Problem: Extract the lines up to and including the one that contains "const step = x.step()", starting with the first line of the entries below, and omit the pictures.

Code that draws figures:

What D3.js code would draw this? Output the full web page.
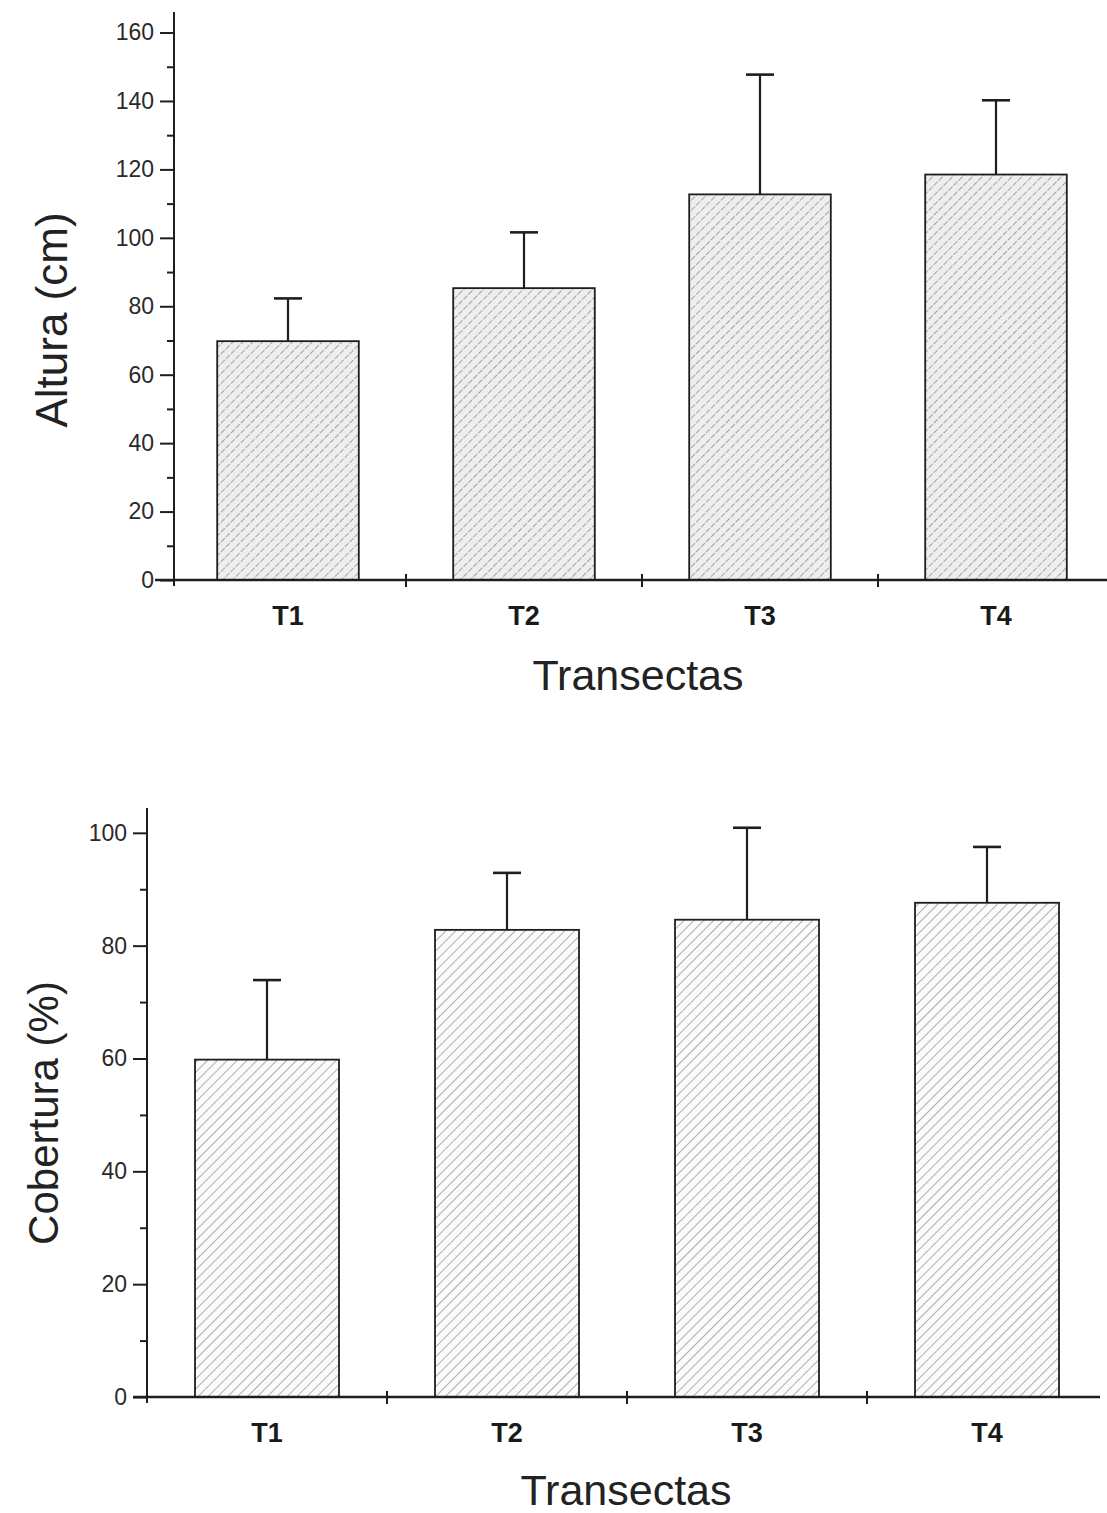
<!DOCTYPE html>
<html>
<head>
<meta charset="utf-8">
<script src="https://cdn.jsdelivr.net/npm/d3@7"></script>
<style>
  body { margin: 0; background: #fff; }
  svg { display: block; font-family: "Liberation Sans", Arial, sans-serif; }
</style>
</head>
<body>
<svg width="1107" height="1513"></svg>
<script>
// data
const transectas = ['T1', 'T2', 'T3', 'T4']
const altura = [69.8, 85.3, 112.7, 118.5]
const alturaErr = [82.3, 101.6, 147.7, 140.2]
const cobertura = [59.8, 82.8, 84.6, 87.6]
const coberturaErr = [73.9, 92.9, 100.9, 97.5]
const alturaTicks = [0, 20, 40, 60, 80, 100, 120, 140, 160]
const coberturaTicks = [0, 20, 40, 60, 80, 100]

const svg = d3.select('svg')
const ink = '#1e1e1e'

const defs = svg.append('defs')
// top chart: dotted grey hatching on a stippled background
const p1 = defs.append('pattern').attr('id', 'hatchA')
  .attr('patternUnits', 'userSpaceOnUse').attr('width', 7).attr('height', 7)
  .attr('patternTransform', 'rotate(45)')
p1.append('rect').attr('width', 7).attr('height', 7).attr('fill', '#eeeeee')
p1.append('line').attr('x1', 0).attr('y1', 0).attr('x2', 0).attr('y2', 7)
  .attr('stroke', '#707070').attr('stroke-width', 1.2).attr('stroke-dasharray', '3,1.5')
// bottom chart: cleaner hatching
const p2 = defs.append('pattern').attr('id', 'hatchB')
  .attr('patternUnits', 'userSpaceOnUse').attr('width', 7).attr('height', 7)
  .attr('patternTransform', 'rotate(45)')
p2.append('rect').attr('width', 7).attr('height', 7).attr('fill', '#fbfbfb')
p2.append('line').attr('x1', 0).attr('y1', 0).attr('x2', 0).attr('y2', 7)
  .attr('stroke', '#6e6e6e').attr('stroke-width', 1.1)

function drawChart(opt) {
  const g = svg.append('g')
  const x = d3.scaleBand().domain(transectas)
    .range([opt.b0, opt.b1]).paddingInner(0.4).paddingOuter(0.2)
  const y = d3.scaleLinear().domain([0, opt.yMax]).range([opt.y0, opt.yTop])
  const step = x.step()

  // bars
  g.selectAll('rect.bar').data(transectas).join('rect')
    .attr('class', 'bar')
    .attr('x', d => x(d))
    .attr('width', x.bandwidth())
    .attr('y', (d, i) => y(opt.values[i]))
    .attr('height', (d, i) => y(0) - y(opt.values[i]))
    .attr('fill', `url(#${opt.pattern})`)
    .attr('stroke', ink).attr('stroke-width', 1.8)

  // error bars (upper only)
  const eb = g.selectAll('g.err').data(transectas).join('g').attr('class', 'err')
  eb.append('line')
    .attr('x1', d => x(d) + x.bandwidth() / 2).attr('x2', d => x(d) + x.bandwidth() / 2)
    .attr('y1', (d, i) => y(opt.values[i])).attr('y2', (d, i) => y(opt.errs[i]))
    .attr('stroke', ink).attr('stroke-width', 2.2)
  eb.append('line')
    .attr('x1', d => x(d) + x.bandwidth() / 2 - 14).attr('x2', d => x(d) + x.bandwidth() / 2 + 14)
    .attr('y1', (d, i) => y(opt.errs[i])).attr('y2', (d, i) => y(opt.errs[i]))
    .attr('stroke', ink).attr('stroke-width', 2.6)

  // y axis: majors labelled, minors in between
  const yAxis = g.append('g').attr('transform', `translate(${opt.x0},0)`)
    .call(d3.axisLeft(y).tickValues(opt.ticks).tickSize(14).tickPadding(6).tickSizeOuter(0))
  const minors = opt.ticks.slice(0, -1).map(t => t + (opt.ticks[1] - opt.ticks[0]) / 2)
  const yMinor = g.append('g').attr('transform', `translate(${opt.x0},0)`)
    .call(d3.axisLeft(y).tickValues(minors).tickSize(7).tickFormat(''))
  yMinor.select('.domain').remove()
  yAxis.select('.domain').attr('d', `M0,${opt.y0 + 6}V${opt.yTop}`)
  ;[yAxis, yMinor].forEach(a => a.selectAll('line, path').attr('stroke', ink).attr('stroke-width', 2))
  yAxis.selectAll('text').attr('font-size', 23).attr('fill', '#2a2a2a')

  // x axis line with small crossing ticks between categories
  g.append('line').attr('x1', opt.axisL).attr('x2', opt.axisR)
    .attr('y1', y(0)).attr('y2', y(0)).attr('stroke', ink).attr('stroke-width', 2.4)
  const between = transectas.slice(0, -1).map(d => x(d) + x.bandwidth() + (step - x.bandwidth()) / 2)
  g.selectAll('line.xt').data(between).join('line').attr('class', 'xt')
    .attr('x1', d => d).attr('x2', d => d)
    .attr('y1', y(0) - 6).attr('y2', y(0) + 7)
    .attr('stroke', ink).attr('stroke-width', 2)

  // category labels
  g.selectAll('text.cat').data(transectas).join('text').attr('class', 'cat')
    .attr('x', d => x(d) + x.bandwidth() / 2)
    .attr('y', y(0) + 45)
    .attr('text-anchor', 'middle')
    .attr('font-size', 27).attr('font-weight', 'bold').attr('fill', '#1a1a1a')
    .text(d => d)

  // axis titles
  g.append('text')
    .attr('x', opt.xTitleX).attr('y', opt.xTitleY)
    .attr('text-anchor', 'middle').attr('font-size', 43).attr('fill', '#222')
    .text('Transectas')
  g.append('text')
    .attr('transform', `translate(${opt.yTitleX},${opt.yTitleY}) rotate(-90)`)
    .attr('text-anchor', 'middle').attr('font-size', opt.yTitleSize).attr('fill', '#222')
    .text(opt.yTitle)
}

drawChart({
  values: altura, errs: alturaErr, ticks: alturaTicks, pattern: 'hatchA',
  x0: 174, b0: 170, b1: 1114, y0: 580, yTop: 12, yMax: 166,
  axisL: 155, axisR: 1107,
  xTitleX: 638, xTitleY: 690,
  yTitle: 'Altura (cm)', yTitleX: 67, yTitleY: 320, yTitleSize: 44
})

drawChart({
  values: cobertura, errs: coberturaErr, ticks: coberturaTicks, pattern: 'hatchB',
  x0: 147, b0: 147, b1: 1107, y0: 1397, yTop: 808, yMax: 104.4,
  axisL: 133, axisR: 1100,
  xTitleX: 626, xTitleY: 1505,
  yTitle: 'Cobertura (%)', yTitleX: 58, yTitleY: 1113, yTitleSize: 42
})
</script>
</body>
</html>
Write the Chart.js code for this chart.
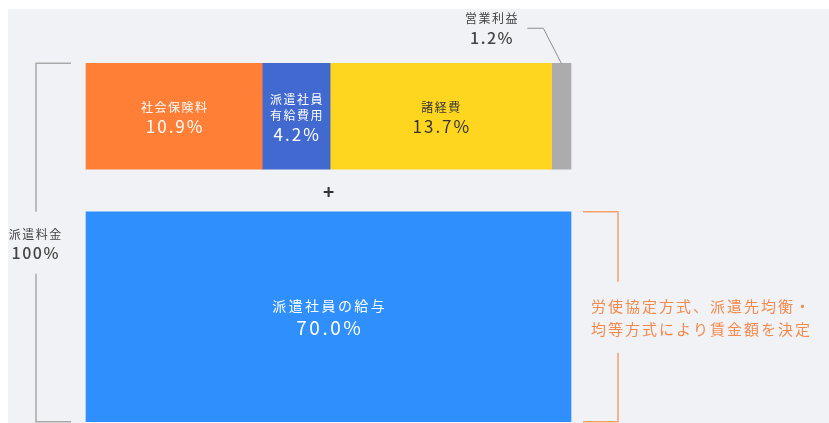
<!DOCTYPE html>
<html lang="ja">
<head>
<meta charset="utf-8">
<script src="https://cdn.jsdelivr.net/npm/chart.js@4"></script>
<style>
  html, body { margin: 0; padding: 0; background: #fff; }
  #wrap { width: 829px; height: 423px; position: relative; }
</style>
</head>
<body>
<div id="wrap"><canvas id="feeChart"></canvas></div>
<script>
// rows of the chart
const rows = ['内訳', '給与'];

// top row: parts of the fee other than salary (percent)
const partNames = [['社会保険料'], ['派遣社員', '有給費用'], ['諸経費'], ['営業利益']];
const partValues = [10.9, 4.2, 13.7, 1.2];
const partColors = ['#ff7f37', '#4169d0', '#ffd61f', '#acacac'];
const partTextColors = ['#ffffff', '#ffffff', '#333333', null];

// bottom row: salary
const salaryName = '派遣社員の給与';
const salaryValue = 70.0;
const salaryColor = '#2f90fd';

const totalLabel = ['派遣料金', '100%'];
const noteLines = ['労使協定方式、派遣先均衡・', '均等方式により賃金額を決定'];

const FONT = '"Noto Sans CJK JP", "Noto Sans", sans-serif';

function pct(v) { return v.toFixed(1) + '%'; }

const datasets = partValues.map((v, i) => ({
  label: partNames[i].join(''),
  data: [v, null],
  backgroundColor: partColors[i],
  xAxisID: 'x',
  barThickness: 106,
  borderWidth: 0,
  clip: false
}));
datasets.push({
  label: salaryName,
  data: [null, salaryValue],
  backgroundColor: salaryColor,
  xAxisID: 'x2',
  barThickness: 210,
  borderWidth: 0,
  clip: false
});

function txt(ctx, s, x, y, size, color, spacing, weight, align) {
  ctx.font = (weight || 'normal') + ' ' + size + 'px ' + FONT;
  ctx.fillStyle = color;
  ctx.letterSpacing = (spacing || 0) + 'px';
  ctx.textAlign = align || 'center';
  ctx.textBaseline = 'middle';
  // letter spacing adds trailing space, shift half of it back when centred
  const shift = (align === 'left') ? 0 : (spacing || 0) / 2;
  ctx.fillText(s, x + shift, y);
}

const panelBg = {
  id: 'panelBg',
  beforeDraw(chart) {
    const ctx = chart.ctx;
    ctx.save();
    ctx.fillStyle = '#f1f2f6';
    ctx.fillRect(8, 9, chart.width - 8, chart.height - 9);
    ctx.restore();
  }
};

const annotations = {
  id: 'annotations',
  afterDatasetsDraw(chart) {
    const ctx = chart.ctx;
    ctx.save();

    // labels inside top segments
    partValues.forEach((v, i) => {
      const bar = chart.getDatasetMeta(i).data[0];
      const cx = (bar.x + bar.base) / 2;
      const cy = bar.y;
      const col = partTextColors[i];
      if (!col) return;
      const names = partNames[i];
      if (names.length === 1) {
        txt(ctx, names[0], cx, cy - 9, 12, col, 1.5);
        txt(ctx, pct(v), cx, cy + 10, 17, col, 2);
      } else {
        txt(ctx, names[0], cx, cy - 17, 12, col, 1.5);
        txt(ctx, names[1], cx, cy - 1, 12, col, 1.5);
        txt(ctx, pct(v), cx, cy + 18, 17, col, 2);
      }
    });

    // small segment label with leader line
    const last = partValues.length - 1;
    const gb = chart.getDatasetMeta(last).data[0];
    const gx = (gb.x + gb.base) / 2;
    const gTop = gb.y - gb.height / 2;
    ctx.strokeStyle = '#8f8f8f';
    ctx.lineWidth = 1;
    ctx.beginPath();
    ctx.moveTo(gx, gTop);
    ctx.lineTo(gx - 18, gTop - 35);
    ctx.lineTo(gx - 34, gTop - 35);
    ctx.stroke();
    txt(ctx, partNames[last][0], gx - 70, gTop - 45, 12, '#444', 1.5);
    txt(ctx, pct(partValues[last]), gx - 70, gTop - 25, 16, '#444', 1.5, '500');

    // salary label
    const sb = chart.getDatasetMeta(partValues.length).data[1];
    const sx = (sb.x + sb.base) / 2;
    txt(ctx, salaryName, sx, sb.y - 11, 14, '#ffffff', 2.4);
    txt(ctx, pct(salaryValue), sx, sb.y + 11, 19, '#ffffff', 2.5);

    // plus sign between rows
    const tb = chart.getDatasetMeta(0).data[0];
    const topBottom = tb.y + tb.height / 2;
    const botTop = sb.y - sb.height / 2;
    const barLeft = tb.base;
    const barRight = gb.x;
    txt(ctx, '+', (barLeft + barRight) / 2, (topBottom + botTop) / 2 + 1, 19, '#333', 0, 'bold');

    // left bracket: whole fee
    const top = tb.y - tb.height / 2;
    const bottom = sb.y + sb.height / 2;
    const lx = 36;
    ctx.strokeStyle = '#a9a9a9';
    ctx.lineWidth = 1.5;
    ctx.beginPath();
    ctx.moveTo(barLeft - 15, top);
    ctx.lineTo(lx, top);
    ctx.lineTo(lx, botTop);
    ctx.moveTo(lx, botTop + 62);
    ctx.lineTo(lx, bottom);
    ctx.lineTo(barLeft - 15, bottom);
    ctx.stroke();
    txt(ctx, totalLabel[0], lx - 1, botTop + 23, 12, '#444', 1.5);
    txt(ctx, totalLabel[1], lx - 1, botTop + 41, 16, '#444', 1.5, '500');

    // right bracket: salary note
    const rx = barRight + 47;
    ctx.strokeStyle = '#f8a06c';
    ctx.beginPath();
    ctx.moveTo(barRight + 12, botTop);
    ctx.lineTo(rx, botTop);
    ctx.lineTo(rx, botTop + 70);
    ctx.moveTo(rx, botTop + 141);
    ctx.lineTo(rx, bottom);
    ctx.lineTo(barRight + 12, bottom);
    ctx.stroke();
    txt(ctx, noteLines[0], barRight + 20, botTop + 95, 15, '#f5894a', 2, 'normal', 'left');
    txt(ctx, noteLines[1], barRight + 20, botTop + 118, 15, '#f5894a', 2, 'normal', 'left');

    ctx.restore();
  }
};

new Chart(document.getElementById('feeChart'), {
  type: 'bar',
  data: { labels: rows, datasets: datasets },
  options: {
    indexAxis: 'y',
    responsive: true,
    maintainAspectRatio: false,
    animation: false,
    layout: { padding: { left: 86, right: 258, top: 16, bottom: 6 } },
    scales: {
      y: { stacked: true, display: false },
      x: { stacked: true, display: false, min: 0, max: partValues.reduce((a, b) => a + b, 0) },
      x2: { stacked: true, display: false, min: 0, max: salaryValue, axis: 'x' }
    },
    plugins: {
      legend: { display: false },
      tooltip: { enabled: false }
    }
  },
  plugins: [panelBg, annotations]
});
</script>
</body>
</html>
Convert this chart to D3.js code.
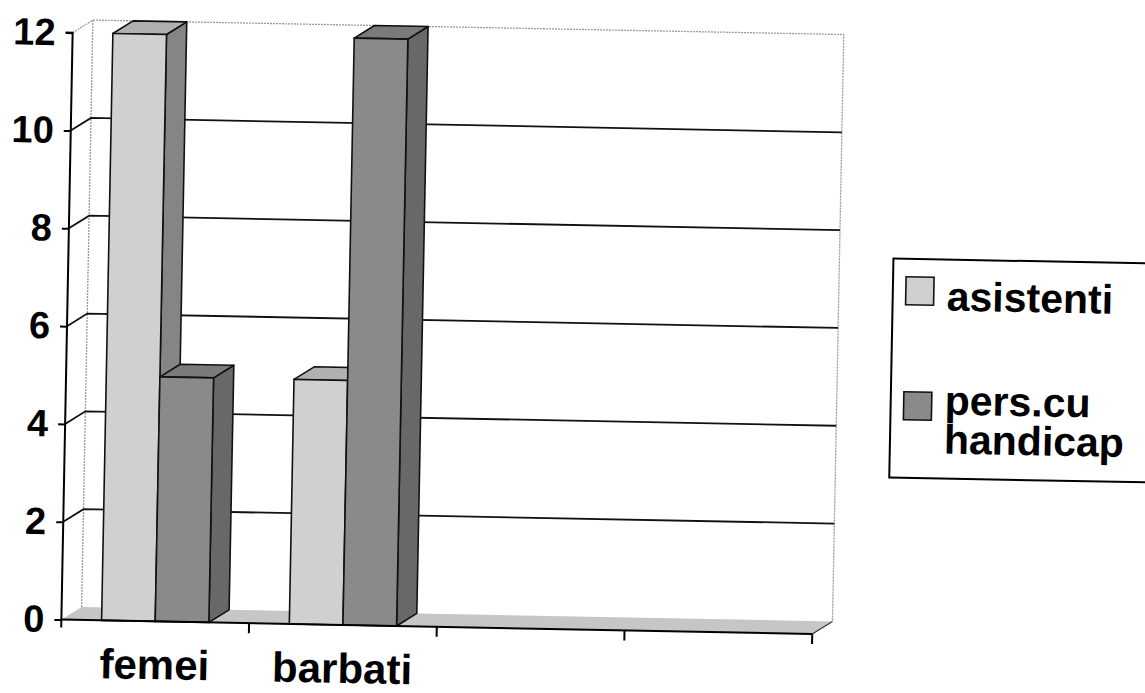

Written response:
What D3.js code would draw this? Output the full web page.
<!DOCTYPE html>
<html>
<head>
<meta charset="utf-8">
<script src="https://cdn.jsdelivr.net/npm/d3@7"></script>
<style>
  body { margin: 0; background: #fff; }
  svg { display: block; font-family: "Liberation Sans", Arial, sans-serif; }
</style>
</head>
<body>
<svg width="1107" height="1513"></svg>
<script>
// data
const transectas = ['T1', 'T2', 'T3', 'T4']
const altura = [69.8, 85.3, 112.7, 118.5]
const alturaErr = [82.3, 101.6, 147.7, 140.2]
const cobertura = [59.8, 82.8, 84.6, 87.6]
const coberturaErr = [73.9, 92.9, 100.9, 97.5]
const alturaTicks = [0, 20, 40, 60, 80, 100, 120, 140, 160]
const coberturaTicks = [0, 20, 40, 60, 80, 100]

const svg = d3.select('svg')
const ink = '#1e1e1e'

const defs = svg.append('defs')
// top chart: dotted grey hatching on a stippled background
const p1 = defs.append('pattern').attr('id', 'hatchA')
  .attr('patternUnits', 'userSpaceOnUse').attr('width', 7).attr('height', 7)
  .attr('patternTransform', 'rotate(45)')
p1.append('rect').attr('width', 7).attr('height', 7).attr('fill', '#eeeeee')
p1.append('line').attr('x1', 0).attr('y1', 0).attr('x2', 0).attr('y2', 7)
  .attr('stroke', '#707070').attr('stroke-width', 1.2).attr('stroke-dasharray', '3,1.5')
// bottom chart: cleaner hatching
const p2 = defs.append('pattern').attr('id', 'hatchB')
  .attr('patternUnits', 'userSpaceOnUse').attr('width', 7).attr('height', 7)
  .attr('patternTransform', 'rotate(45)')
p2.append('rect').attr('width', 7).attr('height', 7).attr('fill', '#fbfbfb')
p2.append('line').attr('x1', 0).attr('y1', 0).attr('x2', 0).attr('y2', 7)
  .attr('stroke', '#6e6e6e').attr('stroke-width', 1.1)

function drawChart(opt) {
  const g = svg.append('g')
  const x = d3.scaleBand().domain(transectas)
    .range([opt.b0, opt.b1]).paddingInner(0.4).paddingOuter(0.2)
  const y = d3.scaleLinear().domain([0, opt.yMax]).range([opt.y0, opt.yTop])
  const step = x.step()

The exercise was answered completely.